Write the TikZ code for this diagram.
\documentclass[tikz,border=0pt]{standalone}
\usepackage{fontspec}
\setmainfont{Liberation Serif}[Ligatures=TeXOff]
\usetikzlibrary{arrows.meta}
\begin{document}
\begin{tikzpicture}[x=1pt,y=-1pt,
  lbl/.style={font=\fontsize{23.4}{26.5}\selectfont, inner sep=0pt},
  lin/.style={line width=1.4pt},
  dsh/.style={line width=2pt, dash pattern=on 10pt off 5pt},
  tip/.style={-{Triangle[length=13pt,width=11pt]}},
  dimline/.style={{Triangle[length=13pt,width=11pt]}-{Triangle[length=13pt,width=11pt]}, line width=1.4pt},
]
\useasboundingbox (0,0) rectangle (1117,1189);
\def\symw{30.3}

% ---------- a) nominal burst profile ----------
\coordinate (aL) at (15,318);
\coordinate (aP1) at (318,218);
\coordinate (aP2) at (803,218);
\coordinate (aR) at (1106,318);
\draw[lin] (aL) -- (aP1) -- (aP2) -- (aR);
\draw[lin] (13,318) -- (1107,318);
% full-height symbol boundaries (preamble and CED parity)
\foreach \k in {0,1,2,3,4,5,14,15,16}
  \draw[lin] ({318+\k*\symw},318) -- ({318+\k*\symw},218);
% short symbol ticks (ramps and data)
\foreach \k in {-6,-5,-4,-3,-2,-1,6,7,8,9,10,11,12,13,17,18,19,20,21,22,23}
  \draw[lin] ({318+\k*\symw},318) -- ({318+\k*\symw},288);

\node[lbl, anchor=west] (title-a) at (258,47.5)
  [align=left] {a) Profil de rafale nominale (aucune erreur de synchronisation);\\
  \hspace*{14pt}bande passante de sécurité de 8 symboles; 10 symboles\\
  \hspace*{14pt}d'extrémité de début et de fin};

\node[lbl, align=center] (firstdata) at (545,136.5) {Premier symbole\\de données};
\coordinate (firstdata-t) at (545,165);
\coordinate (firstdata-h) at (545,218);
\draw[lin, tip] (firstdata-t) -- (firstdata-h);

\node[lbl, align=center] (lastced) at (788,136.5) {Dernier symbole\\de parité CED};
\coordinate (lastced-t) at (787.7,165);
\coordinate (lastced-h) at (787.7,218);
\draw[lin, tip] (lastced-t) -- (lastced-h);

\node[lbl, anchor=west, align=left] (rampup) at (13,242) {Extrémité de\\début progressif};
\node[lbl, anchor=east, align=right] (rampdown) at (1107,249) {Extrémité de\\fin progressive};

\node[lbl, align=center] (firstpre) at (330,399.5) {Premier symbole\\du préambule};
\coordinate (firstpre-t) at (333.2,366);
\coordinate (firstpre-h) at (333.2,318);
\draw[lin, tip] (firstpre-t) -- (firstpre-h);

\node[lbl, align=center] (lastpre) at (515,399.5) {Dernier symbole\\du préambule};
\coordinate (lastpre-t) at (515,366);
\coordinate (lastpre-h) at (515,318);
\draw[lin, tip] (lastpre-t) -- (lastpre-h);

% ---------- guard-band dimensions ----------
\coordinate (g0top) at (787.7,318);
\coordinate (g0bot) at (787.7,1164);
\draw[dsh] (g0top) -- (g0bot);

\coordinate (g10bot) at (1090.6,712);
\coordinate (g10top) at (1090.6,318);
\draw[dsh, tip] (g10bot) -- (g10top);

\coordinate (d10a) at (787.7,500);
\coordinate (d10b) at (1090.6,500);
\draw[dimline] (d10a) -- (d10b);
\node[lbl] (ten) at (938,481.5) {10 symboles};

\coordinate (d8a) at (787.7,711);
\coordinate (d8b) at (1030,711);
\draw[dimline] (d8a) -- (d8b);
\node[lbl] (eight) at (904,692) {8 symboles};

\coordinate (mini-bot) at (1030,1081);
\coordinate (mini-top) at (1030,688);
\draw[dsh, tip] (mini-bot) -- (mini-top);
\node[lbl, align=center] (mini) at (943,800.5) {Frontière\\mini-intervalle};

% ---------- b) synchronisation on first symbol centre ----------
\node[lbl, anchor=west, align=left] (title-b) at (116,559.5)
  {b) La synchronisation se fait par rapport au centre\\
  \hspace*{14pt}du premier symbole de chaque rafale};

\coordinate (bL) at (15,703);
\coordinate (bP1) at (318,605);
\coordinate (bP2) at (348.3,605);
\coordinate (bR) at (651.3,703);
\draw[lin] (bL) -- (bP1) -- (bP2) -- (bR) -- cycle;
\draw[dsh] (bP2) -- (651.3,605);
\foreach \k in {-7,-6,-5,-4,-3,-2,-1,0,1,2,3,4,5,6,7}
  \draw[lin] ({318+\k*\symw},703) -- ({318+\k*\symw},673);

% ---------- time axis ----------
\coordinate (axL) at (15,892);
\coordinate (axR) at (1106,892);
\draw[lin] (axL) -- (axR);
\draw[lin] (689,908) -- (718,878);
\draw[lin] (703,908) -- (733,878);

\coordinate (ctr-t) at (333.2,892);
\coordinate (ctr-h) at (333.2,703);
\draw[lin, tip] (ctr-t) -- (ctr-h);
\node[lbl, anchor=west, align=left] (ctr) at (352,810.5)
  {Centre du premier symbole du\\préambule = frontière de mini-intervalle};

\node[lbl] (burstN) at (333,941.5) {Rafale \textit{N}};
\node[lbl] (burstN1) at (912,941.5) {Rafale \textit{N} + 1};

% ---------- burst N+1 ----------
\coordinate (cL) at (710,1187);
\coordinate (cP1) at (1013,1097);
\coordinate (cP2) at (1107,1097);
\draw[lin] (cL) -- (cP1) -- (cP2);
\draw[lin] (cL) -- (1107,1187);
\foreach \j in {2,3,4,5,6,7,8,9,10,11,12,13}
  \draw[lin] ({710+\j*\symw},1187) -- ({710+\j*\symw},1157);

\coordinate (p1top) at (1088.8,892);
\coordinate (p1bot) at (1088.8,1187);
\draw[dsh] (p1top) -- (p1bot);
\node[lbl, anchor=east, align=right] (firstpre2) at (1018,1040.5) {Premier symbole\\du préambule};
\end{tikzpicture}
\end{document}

- AIM OF THE EXERCISE:
Repeat the data above, word for word.

- PROBLEM SOLUTION:
Write the TikZ code for this diagram.
\documentclass[tikz,border=0pt]{standalone}
\usepackage{fontspec}
\setmainfont{Liberation Serif}[Ligatures=TeXOff]
\usetikzlibrary{arrows.meta}
\begin{document}
\begin{tikzpicture}[x=1pt,y=-1pt,
  lbl/.style={font=\fontsize{23.4}{26.5}\selectfont, inner sep=0pt},
  lin/.style={line width=1.4pt},
  dsh/.style={line width=2pt, dash pattern=on 10pt off 5pt},
  tip/.style={-{Triangle[length=13pt,width=11pt]}},
  dimline/.style={{Triangle[length=13pt,width=11pt]}-{Triangle[length=13pt,width=11pt]}, line width=1.4pt},
]
\useasboundingbox (0,0) rectangle (1117,1189);
\def\symw{30.3}

% ---------- a) nominal burst profile ----------
\coordinate (aL) at (15,318);
\coordinate (aP1) at (318,218);
\coordinate (aP2) at (803,218);
\coordinate (aR) at (1106,318);
\draw[lin] (aL) -- (aP1) -- (aP2) -- (aR);
\draw[lin] (13,318) -- (1107,318);
% full-height symbol boundaries (preamble and CED parity)
\foreach \k in {0,1,2,3,4,5,14,15,16}
  \draw[lin] ({318+\k*\symw},318) -- ({318+\k*\symw},218);
% short symbol ticks (ramps and data)
\foreach \k in {-6,-5,-4,-3,-2,-1,6,7,8,9,10,11,12,13,17,18,19,20,21,22,23}
  \draw[lin] ({318+\k*\symw},318) -- ({318+\k*\symw},288);

\node[lbl, anchor=west] (title-a) at (258,47.5)
  [align=left] {a) Profil de rafale nominale (aucune erreur de synchronisation);\\
  \hspace*{14pt}bande passante de sécurité de 8 symboles; 10 symboles\\
  \hspace*{14pt}d'extrémité de début et de fin};

\node[lbl, align=center] (firstdata) at (545,136.5) {Premier symbole\\de données};
\coordinate (firstdata-t) at (545,165);
\coordinate (firstdata-h) at (545,218);
\draw[lin, tip] (firstdata-t) -- (firstdata-h);

\node[lbl, align=center] (lastced) at (788,136.5) {Dernier symbole\\de parité CED};
\coordinate (lastced-t) at (787.7,165);
\coordinate (lastced-h) at (787.7,218);
\draw[lin, tip] (lastced-t) -- (lastced-h);

\node[lbl, anchor=west, align=left] (rampup) at (13,242) {Extrémité de\\début progressif};
\node[lbl, anchor=east, align=right] (rampdown) at (1107,249) {Extrémité de\\fin progressive};

\node[lbl, align=center] (firstpre) at (330,399.5) {Premier symbole\\du préambule};
\coordinate (firstpre-t) at (333.2,366);
\coordinate (firstpre-h) at (333.2,318);
\draw[lin, tip] (firstpre-t) -- (firstpre-h);

\node[lbl, align=center] (lastpre) at (515,399.5) {Dernier symbole\\du préambule};
\coordinate (lastpre-t) at (515,366);
\coordinate (lastpre-h) at (515,318);
\draw[lin, tip] (lastpre-t) -- (lastpre-h);

% ---------- guard-band dimensions ----------
\coordinate (g0top) at (787.7,318);
\coordinate (g0bot) at (787.7,1164);
\draw[dsh] (g0top) -- (g0bot);

\coordinate (g10bot) at (1090.6,712);
\coordinate (g10top) at (1090.6,318);
\draw[dsh, tip] (g10bot) -- (g10top);

\coordinate (d10a) at (787.7,500);
\coordinate (d10b) at (1090.6,500);
\draw[dimline] (d10a) -- (d10b);
\node[lbl] (ten) at (938,481.5) {10 symboles};

\coordinate (d8a) at (787.7,711);
\coordinate (d8b) at (1030,711);
\draw[dimline] (d8a) -- (d8b);
\node[lbl] (eight) at (904,692) {8 symboles};

\coordinate (mini-bot) at (1030,1081);
\coordinate (mini-top) at (1030,688);
\draw[dsh, tip] (mini-bot) -- (mini-top);
\node[lbl, align=center] (mini) at (943,800.5) {Frontière\\mini-intervalle};

% ---------- b) synchronisation on first symbol centre ----------
\node[lbl, anchor=west, align=left] (title-b) at (116,559.5)
  {b) La synchronisation se fait par rapport au centre\\
  \hspace*{14pt}du premier symbole de chaque rafale};

\coordinate (bL) at (15,703);
\coordinate (bP1) at (318,605);
\coordinate (bP2) at (348.3,605);
\coordinate (bR) at (651.3,703);
\draw[lin] (bL) -- (bP1) -- (bP2) -- (bR) -- cycle;
\draw[dsh] (bP2) -- (651.3,605);
\foreach \k in {-7,-6,-5,-4,-3,-2,-1,0,1,2,3,4,5,6,7}
  \draw[lin] ({318+\k*\symw},703) -- ({318+\k*\symw},673);

% ---------- time axis ----------
\coordinate (axL) at (15,892);
\coordinate (axR) at (1106,892);
\draw[lin] (axL) -- (axR);
\draw[lin] (689,908) -- (718,878);
\draw[lin] (703,908) -- (733,878);

\coordinate (ctr-t) at (333.2,892);
\coordinate (ctr-h) at (333.2,703);
\draw[lin, tip] (ctr-t) -- (ctr-h);
\node[lbl, anchor=west, align=left] (ctr) at (352,810.5)
  {Centre du premier symbole du\\préambule = frontière de mini-intervalle};

\node[lbl] (burstN) at (333,941.5) {Rafale \textit{N}};
\node[lbl] (burstN1) at (912,941.5) {Rafale \textit{N} + 1};

% ---------- burst N+1 ----------
\coordinate (cL) at (710,1187);
\coordinate (cP1) at (1013,1097);
\coordinate (cP2) at (1107,1097);
\draw[lin] (cL) -- (cP1) -- (cP2);
\draw[lin] (cL) -- (1107,1187);
\foreach \j in {2,3,4,5,6,7,8,9,10,11,12,13}
  \draw[lin] ({710+\j*\symw},1187) -- ({710+\j*\symw},1157);

\coordinate (p1top) at (1088.8,892);
\coordinate (p1bot) at (1088.8,1187);
\draw[dsh] (p1top) -- (p1bot);
\node[lbl, anchor=east, align=right] (firstpre2) at (1018,1040.5) {Premier symbole\\du préambule};
\end{tikzpicture}
\end{document}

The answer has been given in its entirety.